A General Assembly bill provoked by Toni Morrison’s Pulitzer-prize winning novel “Beloved” would require schools to notify parents of instructional material “that includes sexually explicit content.” The state Senate may vote on it today.
The measure by Del. Steve Landes, HB516, stems from a 2013 challenge to “Beloved” by a Fairfax County parent whose son said it was gross and hard to handle and gave him night terrors, according to reports in The Washington Post.
The bill passed the House unanimously in an uncontested block of bills, but senators debated it in a committee last week. Proponents say it simply allows parents a say in their child’s education. Opponents say it could create a chilling effect on teachers, who may avoid valuable books because of the hassle.
“Beloved,” published in 1987, is ranked No. 26 on the top 100 banned and challenged books for 2000 to 2009, according to the American Library Association. At least half of such books include diverse content, such as including non-white or gay characters.
Common Sense Media, a nonprofit opposed to censorship, says “Beloved” is “a classic that will leave a lasting imprint on readers” but has been challenged for violence and sexuality. The story is about an escaped slave who kills her 2-year-old daughter rather than return her to slavery.
“It features a gritty infanticide, racial language, horrific sexual assaults, and even references to sex with animals,” Common Sense Media reports. “But teens are mature enough to handle the challenges this book presents. At this age they can decide for themselves what they think about disturbing personal and historical events. ‘Beloved’ is a beautiful, powerful book that will help all readers learn about the horrors of slavery – and leave them thinking about what it means to be a strong, heroic, or moral person.”
The bill before the Senate doesn’t stop the teaching of “Beloved” or any other book. But it requires the state Department of Education to create a policy requiring teachers to notify parents of sexually explicit content, as defined by the state board, so parents can review it or request alternate material for their child.
The conservative Virginia group Family Foundation said liberal lawmakers believe teachers know better than parents what children should read.
“A plain reading of the bill shows it simply requires the Board of Education to come up with a method by which parents can be notified and choose (if) that book selection best suits their children,” President Victoria Cobb said in a blog post.
Sen. Chap Petersen, D-Fairfax, said in a Facebook post that the bill has a lot of problems, “namely, that a lot of great literature includes sex and violence. Like the Bible.”
Petersen plans to speak against the bill when it comes to the Senate floor.
“We need to keep kids reading actual books. (And stay off the phones!),” Petersen wrote in his post.

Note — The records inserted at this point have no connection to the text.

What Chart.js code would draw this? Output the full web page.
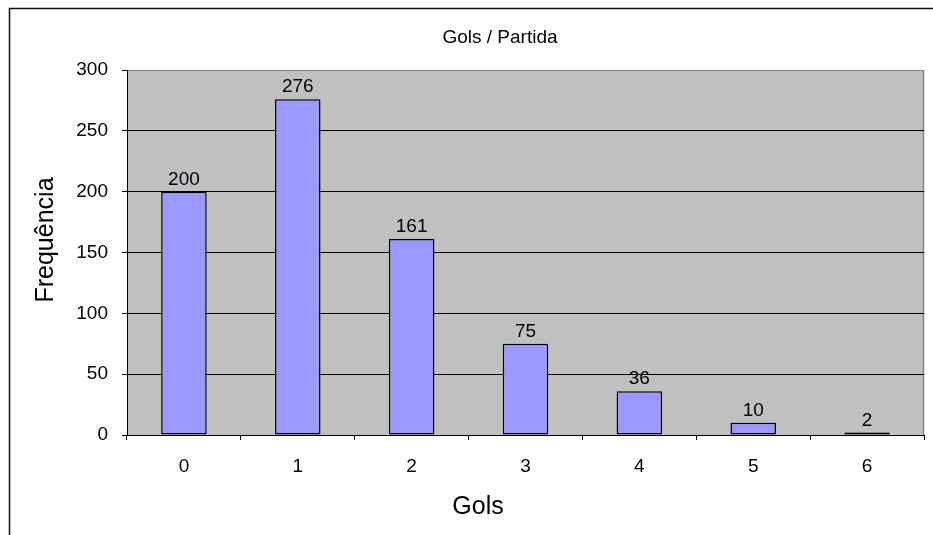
<!DOCTYPE html>
<html lang="pt">
<head>
<meta charset="utf-8">
<title>Gols / Partida</title>
<script src="https://cdn.jsdelivr.net/npm/chart.js@4.4.1/dist/chart.umd.min.js"></script>
<style>
  html, body { margin: 0; padding: 0; background: #fff; overflow: hidden; }
  canvas { display: block; }
</style>
</head>
<body>
<canvas id="golsChart" width="933" height="535"></canvas>
<script>
// dados
const gols = ['0', '1', '2', '3', '4', '5', '6'];
const frequencia = [200, 276, 161, 75, 36, 10, 2];
const yTicks = [0, 50, 100, 150, 200, 250, 300];

const titulo = 'Gols / Partida';
const tituloX = 'Gols';
const tituloY = 'Frequência';
const fonte = "'Liberation Sans', Arial, sans-serif";

// fundo cinza da area de plotagem + moldura do grafico
const fundoExcel = {
    id: 'fundoExcel',
    beforeDraw(chart) {
        const { ctx, chartArea: a } = chart;
        ctx.save();
        ctx.fillStyle = '#fff';
        ctx.fillRect(0, 0, chart.width, chart.height);
        ctx.strokeStyle = '#111';
        ctx.lineWidth = 1.5;
        ctx.strokeRect(9.5, 8.5, chart.width + 20, chart.height + 20);
        ctx.fillStyle = '#c0c0c0';
        ctx.fillRect(a.left, a.top, a.right - a.left, a.bottom - a.top);
        ctx.strokeStyle = '#808080';
        ctx.lineWidth = 1.5;
        ctx.beginPath();
        ctx.moveTo(a.right - 0.5, a.top);
        ctx.lineTo(a.right - 0.5, a.bottom);
        ctx.stroke();
        ctx.restore();
    }
};

// valores em cima das barras
const rotulos = {
    id: 'rotulos',
    afterDatasetsDraw(chart) {
        const { ctx } = chart;
        const meta = chart.getDatasetMeta(0);
        ctx.save();
        ctx.font = `19px ${fonte}`;
        ctx.fillStyle = '#000';
        ctx.textAlign = 'center';
        ctx.textBaseline = 'alphabetic';
        meta.data.forEach((bar, i) => {
            ctx.fillText(String(frequencia[i]), bar.x, bar.y - 7);
        });
        ctx.restore();
    }
};

// titulos (posicionados como no Excel)
const titulos = {
    id: 'titulos',
    afterDraw(chart) {
        const { ctx } = chart;
        ctx.save();
        ctx.fillStyle = '#000';
        ctx.textAlign = 'center';
        ctx.textBaseline = 'middle';
        ctx.font = `19px ${fonte}`;
        ctx.fillText(titulo, 500, 38);
        ctx.font = `25px ${fonte}`;
        ctx.fillText(tituloX, 478, 507);
        ctx.translate(46, 240);
        ctx.rotate(-Math.PI / 2);
        ctx.fillText(tituloY, 0, 0);
        ctx.restore();
    }
};

const ctx = document.getElementById('golsChart');

new Chart(ctx, {
    type: 'bar',
    data: {
        labels: gols,
        datasets: [{
            label: tituloY,
            data: frequencia,
            backgroundColor: '#9999ff',
            borderColor: '#000',
            borderWidth: 1.5,
            borderSkipped: false,
            barPercentage: 0.4,
            categoryPercentage: 1
        }]
    },
    options: {
        responsive: false,
        animation: false,
        layout: {
            padding: { left: 10, right: 9, top: 70, bottom: 60 }
        },
        plugins: {
            legend: { display: false },
            title: { display: false },
            tooltip: { enabled: false }
        },
        scales: {
            x: {
                offset: true,
                grid: {
                    offset: true,
                    drawOnChartArea: false,
                    tickLength: 5,
                    color: '#000'
                },
                border: { color: '#000' },
                ticks: {
                    color: '#000',
                    padding: 15,
                    font: { family: fonte, size: 19 }
                },
                afterFit(scale) { scale.height = 40; }
            },
            y: {
                min: yTicks[0],
                max: yTicks[yTicks.length - 1],
                grid: {
                    color: (c) => c.tick && c.tick.value === yTicks[yTicks.length - 1] ? '#808080' : '#000',
                    tickColor: '#000',
                    tickLength: 5
                },
                border: { color: '#000' },
                ticks: {
                    stepSize: yTicks[1] - yTicks[0],
                    color: '#000',
                    padding: 14,
                    font: { family: fonte, size: 19 }
                },
                afterFit(scale) { scale.width = 117; }
            }
        }
    },
    plugins: [fundoExcel, rotulos, titulos]
});
</script>
</body>
</html>
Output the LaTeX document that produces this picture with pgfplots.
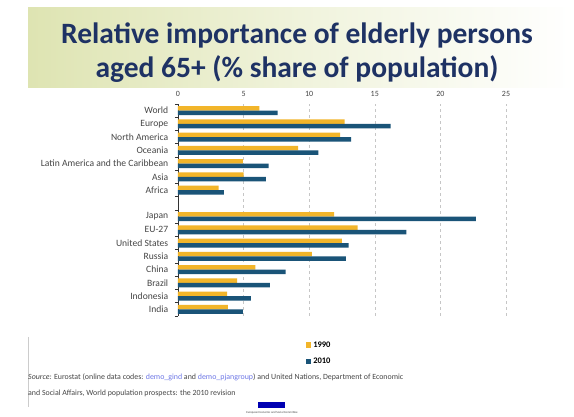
\documentclass[border=0pt]{standalone}
\usepackage{pgfplots}
\pgfplotsset{compat=1.18}
\usepackage{fontspec}
\setmainfont{Carlito}
\definecolor{yel}{RGB}{242,181,42}
\definecolor{blu}{RGB}{26,84,120}
\definecolor{navy}{RGB}{30,50,100}
\definecolor{lab}{RGB}{70,70,70}
\definecolor{lnk}{RGB}{110,120,230}
\begin{document}
\begin{tikzpicture}[x=1pt,y=1pt]
\path[use as bounding box] (0,0) rectangle (574,417);
\fill[white] (0,0) rectangle (574,417);
\shade[left color={rgb,255:red,222;green,228;blue,178}, right color=white, middle color={rgb,255:red,240;green,243;blue,220}] (28,329) rectangle (574,409);
\fill[white] (0,0) rectangle (574,329);
\draw[gray!40] (28,80) -- (28,10);
\node[font=\fontsize{29.5}{34}\selectfont\bfseries, text=navy, align=center] at (297,364) {Relative importance of elderly persons\\aged 65+ (\% share of population)};
\begin{axis}[
  at={(178pt,101pt)}, anchor=south west,
  scale only axis, width=328pt, height=212pt,
  xbar, xmin=0, xmax=25, ymin=0.5, ymax=16.5,
  axis x line*=top, axis y line*=left,
  x axis line style={draw=none},
  y axis line style={draw=black!80, line width=0.8pt},
  xtick={0,5,10,15,20,25},
  /pgf/number format/assume math mode=true,
  xticklabel style={font=\fontsize{8}{8}\selectfont, text=lab},
  major x tick style={draw=none},
  xmajorgrids, grid style={gray!45, dashed, line width=0.5pt},
  ytick={1,2,3,4,5,6,7,8,10,11,12,13,14,15,16},
  yticklabels={India,Indonesia,Brazil,China,Russia,United States,EU-27,Japan,Africa,Asia,Latin America and the Caribbean,Oceania,North America,Europe,World},
  yticklabel style={font=\fontsize{9.6}{10}\selectfont, text=lab, xshift=-2pt},
  major y tick style={draw=none},
  minor ytick={0.5,1.5,...,16.5},
  minor y tick style={draw=black!80, line width=0.6pt},
  minor tick length=3pt, tick align=outside,
  bar width=4.5pt,
  legend style={at={(0.39,-0.11)}, anchor=north west, draw=none, fill=none, font=\fontsize{8.5}{9}\selectfont\bfseries, row sep=5pt, inner sep=0pt},
  legend cell align=left,
  legend image code/.code={\fill[#1] (0pt,-2.6pt) rectangle (5.2pt,2.6pt);},
]
\addplot[draw=none, fill=yel, bar shift=2.3pt] coordinates {
(3.8,1) (3.75,2) (4.5,3) (5.9,4) (10.2,5) (12.5,6) (13.7,7) (11.9,8)
(3.1,10) (5.0,11) (4.95,12) (9.15,13) (12.35,14) (12.7,15) (6.2,16)};
\addlegendentry{1990}
\addplot[draw=none, fill=blu, bar shift=-2.3pt] coordinates {
(4.95,1) (5.55,2) (7.0,3) (8.2,4) (12.8,5) (13.0,6) (17.4,7) (22.7,8)
(3.5,10) (6.7,11) (6.9,12) (10.7,13) (13.2,14) (16.2,15) (7.6,16)};
\addlegendentry{2010}
\end{axis}
\node[anchor=west, inner sep=0pt, font=\fontsize{7.9}{8}\selectfont, text=lab] at (28,40) {\textit{Source:} Eurostat (online data codes: \textcolor{lnk}{demo\_gind} and \textcolor{lnk}{demo\_pjangroup}) and United Nations, Department of Economic};
\node[anchor=west, inner sep=0pt, font=\fontsize{7.9}{8}\selectfont, text=lab] at (28,24) {and Social Affairs, World population prospects: the 2010 revision};
\fill[blue!70!black] (258,9) rectangle (285,15);
\node[font=\fontsize{3}{3}\selectfont, text=lab] at (272,4) {European Economic and Social Committee};
\end{tikzpicture}
\end{document}
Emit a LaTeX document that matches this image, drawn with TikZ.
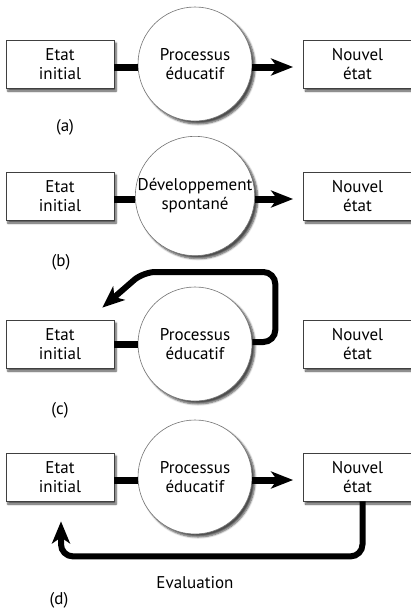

James LaRue, director of the Office for Intellectual Freedom at the Freedom to Read Foundation in Chicago, said the legislation could lead to good works of literature being defined by a label.
After going back and forth with parents about alternate books, a teacher may decide, “That’s a lot of work. I’m just going to take that book out of the curriculum,” he said.
Among Hampton Roads lawmakers, Sen. John Cosgrove, R-Chesapeake, and Sen. Lynwood Lewis, D-Accomac, voted for the bill when it passed the Senate Education and Health Committee last week. Sen. Mamie Locke, D-Hampton, and Sen. Louise Lucas, D-Portsmouth, voted against it.
Secretary of Education Anne Holton has not taken a public position on the bill.